**Work required:** The material below has pictures in it. Set down only the lines from the line containing "Output the Python" through the line containing "b_err = [0, 0, 0, 0, 0, 0, 0.000200, 0.000385]", word for word, and leave the pictures behind.

── Data lines

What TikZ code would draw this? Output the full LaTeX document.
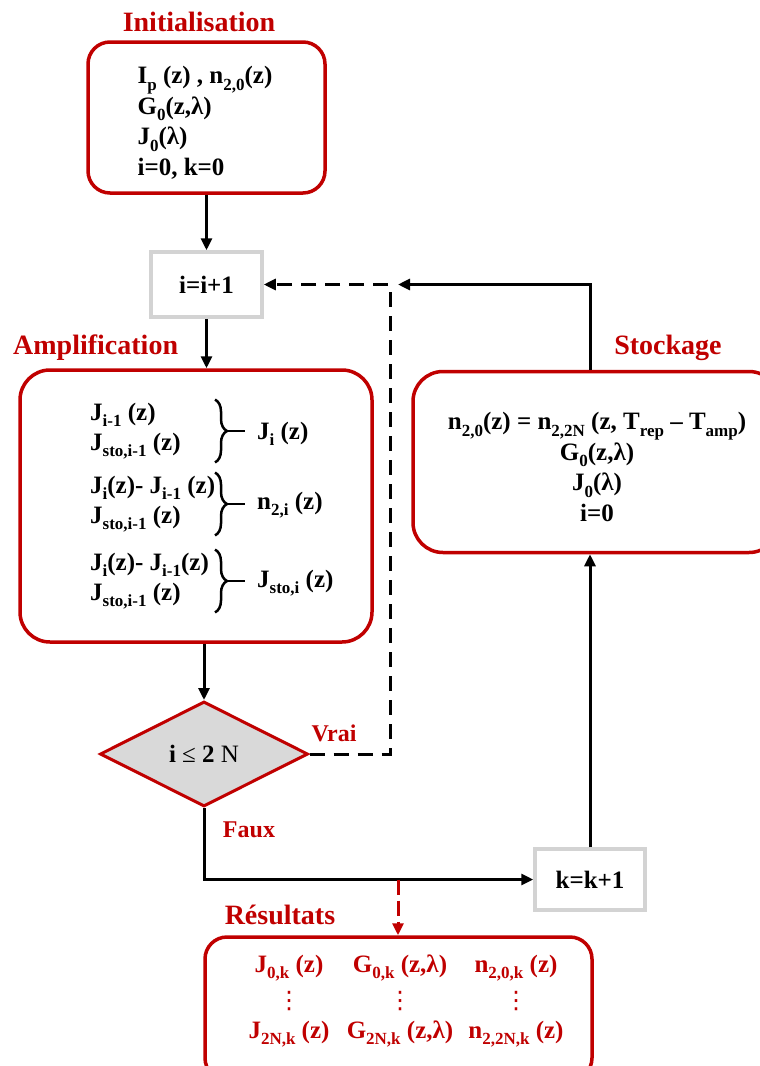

────
── Data lines

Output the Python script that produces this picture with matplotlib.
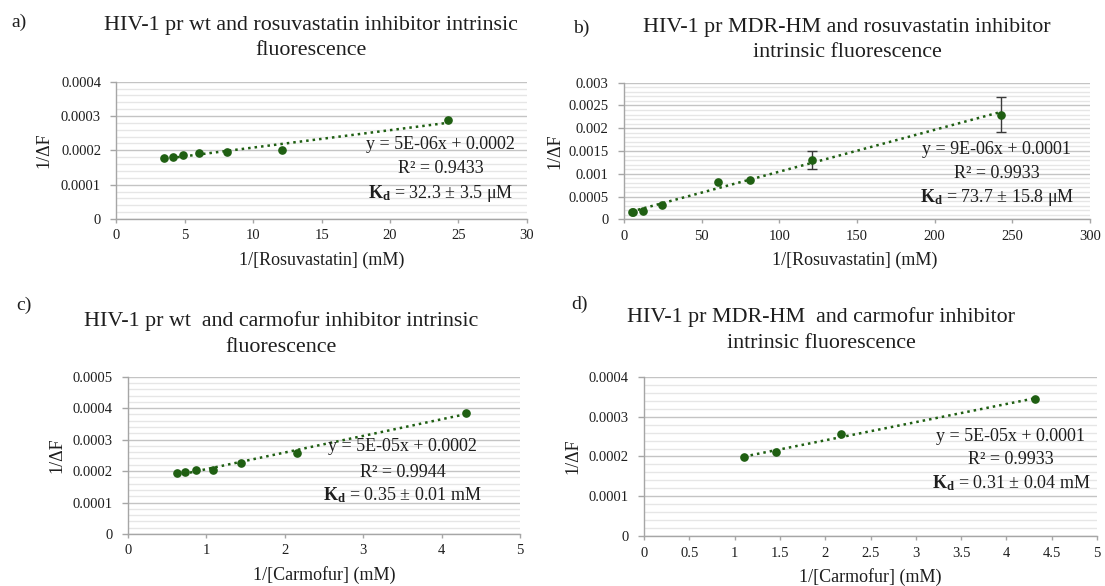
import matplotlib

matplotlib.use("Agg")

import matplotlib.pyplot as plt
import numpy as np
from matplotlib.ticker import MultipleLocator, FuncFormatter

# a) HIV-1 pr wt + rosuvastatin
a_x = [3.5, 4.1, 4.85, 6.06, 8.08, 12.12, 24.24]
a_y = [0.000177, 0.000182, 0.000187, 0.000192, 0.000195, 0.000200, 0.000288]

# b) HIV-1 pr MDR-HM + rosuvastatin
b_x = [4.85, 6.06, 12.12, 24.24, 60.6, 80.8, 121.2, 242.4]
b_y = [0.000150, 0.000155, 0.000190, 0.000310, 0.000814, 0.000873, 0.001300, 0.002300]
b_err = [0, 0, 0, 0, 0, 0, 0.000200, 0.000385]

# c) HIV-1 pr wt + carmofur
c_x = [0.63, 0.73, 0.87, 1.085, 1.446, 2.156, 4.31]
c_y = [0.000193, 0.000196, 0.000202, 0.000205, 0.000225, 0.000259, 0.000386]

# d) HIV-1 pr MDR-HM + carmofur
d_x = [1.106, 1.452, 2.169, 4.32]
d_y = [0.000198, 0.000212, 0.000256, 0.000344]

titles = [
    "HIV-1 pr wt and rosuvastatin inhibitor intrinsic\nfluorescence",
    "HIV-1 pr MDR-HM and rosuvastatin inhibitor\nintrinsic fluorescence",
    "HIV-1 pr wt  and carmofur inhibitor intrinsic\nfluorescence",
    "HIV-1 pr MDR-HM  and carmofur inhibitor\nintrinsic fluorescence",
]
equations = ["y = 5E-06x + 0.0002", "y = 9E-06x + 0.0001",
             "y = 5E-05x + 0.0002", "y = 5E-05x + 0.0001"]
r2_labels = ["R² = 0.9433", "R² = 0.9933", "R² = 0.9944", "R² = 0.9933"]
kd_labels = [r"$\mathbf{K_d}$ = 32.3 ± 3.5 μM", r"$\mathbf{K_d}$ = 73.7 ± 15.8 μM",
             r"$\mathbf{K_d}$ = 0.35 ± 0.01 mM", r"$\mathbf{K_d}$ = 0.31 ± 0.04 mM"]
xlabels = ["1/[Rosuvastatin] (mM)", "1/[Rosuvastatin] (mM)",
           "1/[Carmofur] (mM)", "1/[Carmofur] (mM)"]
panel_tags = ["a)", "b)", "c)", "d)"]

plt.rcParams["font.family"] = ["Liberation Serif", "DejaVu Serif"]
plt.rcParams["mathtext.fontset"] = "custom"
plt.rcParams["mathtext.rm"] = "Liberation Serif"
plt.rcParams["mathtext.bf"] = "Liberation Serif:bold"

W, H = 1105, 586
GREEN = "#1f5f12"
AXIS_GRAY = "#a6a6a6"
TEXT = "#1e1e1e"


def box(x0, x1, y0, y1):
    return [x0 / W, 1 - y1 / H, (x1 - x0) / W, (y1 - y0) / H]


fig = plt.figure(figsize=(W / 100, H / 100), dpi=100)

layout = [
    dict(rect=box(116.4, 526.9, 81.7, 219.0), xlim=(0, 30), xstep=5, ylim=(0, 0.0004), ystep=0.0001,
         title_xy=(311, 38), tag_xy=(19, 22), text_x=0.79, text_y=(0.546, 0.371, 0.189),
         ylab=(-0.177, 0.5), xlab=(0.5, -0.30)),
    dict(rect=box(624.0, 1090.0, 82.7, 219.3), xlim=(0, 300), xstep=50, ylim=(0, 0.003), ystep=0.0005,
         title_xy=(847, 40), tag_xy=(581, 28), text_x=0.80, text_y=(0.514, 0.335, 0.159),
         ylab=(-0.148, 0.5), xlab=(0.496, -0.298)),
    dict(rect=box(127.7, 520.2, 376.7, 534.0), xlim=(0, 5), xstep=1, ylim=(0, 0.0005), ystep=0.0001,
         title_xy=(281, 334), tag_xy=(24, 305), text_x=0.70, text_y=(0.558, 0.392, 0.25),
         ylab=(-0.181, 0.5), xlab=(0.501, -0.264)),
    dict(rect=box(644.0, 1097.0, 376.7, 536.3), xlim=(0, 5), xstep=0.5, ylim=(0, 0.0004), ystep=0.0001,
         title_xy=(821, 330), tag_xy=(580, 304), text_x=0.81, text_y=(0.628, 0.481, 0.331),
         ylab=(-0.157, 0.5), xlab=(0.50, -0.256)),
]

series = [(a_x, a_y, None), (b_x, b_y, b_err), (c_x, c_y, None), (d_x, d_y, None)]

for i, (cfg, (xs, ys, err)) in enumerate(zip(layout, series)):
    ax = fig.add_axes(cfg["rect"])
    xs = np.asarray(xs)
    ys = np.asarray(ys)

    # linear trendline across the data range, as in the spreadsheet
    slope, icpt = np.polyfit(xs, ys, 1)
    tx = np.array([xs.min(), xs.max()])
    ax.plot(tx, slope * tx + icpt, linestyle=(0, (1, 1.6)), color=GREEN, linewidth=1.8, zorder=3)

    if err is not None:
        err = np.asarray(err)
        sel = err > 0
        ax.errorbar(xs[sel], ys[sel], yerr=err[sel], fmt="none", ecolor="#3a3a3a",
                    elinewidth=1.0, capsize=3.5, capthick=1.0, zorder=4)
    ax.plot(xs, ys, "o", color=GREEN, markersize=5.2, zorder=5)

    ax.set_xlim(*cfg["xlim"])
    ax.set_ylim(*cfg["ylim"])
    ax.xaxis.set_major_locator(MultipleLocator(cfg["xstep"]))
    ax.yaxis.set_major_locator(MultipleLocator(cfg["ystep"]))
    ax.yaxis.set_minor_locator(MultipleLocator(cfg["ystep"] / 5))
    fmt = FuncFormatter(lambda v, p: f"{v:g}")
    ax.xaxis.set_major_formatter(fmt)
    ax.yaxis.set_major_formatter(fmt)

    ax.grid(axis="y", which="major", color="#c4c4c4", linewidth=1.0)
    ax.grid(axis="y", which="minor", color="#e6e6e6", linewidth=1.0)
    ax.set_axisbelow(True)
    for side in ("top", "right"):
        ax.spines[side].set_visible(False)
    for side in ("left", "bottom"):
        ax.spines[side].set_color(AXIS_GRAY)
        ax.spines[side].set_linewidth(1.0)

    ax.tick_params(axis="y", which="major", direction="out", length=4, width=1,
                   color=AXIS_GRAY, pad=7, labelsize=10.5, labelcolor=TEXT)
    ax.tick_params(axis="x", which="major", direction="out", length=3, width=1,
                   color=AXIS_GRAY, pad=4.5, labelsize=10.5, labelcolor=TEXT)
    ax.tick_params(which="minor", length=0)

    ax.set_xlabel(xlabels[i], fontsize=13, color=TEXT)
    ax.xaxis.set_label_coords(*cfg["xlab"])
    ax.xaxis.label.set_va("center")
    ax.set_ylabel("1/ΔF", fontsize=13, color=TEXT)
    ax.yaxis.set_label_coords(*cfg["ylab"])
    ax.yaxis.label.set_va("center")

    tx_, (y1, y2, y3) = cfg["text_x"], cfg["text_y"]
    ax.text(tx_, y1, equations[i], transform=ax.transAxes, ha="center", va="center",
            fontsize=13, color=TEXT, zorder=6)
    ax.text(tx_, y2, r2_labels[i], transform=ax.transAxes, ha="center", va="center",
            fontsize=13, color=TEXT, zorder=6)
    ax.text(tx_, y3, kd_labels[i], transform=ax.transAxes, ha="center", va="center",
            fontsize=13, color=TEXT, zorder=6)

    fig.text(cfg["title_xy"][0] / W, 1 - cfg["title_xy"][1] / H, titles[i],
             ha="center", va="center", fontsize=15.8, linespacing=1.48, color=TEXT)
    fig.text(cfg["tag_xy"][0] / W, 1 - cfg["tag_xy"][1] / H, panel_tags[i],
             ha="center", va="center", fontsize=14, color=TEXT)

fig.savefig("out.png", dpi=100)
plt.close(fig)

────

**Result:**
Output the Python script that produces this picture with matplotlib.
import matplotlib

matplotlib.use("Agg")

import matplotlib.pyplot as plt
import numpy as np
from matplotlib.ticker import MultipleLocator, FuncFormatter

# a) HIV-1 pr wt + rosuvastatin
a_x = [3.5, 4.1, 4.85, 6.06, 8.08, 12.12, 24.24]
a_y = [0.000177, 0.000182, 0.000187, 0.000192, 0.000195, 0.000200, 0.000288]

# b) HIV-1 pr MDR-HM + rosuvastatin
b_x = [4.85, 6.06, 12.12, 24.24, 60.6, 80.8, 121.2, 242.4]
b_y = [0.000150, 0.000155, 0.000190, 0.000310, 0.000814, 0.000873, 0.001300, 0.002300]
b_err = [0, 0, 0, 0, 0, 0, 0.000200, 0.000385]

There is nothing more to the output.